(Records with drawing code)
%%
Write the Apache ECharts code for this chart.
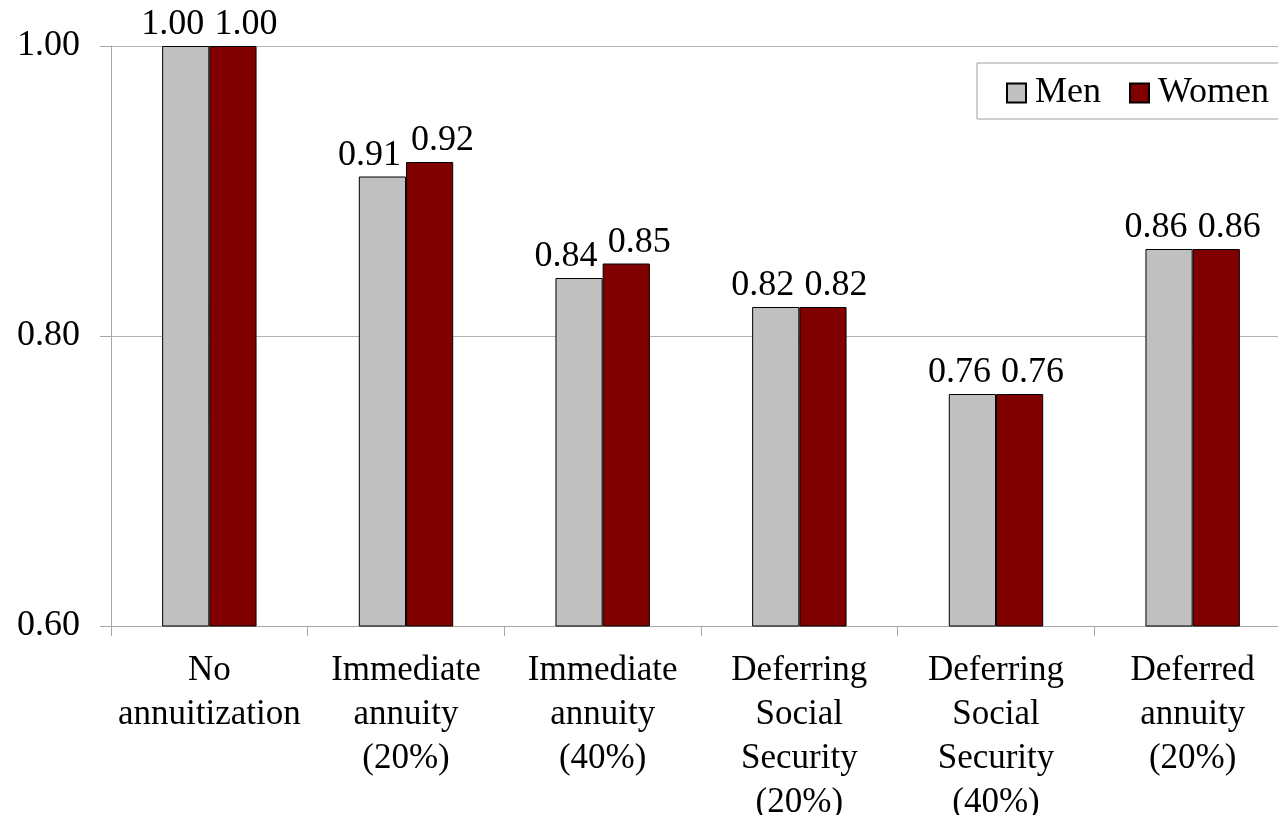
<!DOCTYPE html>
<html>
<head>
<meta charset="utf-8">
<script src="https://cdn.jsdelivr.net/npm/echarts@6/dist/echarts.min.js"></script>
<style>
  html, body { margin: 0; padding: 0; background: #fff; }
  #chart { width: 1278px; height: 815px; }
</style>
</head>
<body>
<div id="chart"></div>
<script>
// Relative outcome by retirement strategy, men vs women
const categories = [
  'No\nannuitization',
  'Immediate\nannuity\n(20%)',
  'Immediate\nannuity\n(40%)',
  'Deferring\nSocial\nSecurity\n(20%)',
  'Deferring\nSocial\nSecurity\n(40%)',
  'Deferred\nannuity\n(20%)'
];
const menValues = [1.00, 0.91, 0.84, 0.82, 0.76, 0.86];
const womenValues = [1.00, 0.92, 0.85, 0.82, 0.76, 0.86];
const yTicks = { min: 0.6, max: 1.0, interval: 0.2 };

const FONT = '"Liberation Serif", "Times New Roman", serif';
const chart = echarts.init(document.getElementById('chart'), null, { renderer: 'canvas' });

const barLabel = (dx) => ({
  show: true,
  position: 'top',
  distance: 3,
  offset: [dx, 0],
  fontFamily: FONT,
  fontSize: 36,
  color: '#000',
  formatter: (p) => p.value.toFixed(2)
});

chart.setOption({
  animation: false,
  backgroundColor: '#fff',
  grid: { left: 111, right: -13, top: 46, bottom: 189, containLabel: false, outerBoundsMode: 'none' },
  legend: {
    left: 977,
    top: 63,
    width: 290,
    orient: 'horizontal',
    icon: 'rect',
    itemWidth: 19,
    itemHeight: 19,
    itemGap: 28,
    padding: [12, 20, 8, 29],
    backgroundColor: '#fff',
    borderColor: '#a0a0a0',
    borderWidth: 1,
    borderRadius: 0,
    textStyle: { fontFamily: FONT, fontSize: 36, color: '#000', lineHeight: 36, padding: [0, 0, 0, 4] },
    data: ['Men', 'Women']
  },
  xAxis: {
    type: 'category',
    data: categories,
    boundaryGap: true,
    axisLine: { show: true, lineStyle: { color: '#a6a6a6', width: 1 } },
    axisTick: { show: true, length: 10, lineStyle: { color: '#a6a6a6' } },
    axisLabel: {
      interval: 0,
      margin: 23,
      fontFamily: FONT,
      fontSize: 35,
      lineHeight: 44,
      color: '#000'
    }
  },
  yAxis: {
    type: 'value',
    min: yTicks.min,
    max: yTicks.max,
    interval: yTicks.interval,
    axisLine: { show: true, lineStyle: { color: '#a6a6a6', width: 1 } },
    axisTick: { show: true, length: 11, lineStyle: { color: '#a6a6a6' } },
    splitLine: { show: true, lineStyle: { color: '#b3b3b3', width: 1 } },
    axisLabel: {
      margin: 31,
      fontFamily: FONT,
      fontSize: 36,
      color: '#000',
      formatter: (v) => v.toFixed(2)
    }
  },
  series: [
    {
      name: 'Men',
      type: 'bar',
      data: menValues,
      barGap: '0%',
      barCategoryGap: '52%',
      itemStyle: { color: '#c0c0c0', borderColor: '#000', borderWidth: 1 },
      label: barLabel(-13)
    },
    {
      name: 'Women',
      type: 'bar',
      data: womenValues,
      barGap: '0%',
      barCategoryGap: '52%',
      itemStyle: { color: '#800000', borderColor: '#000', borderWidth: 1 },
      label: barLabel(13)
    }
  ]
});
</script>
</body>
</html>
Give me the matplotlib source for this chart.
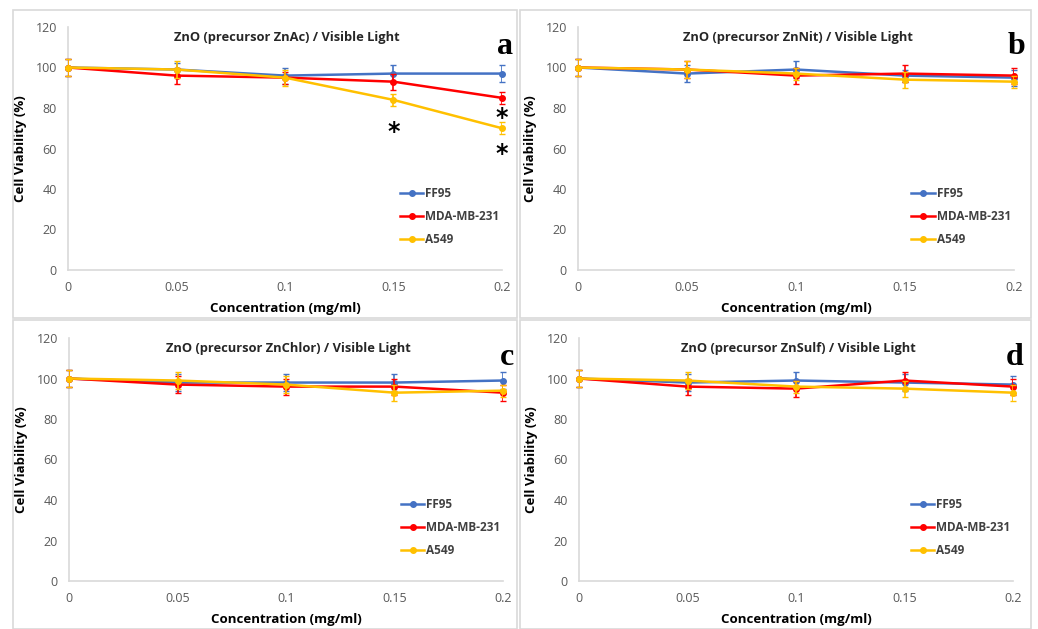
%%
> What to work on:
Copy every line of the entries above in which "this" occurs.

> Correct output:
Write the Apache ECharts code for this chart.
Give me the matplotlib source for this chart.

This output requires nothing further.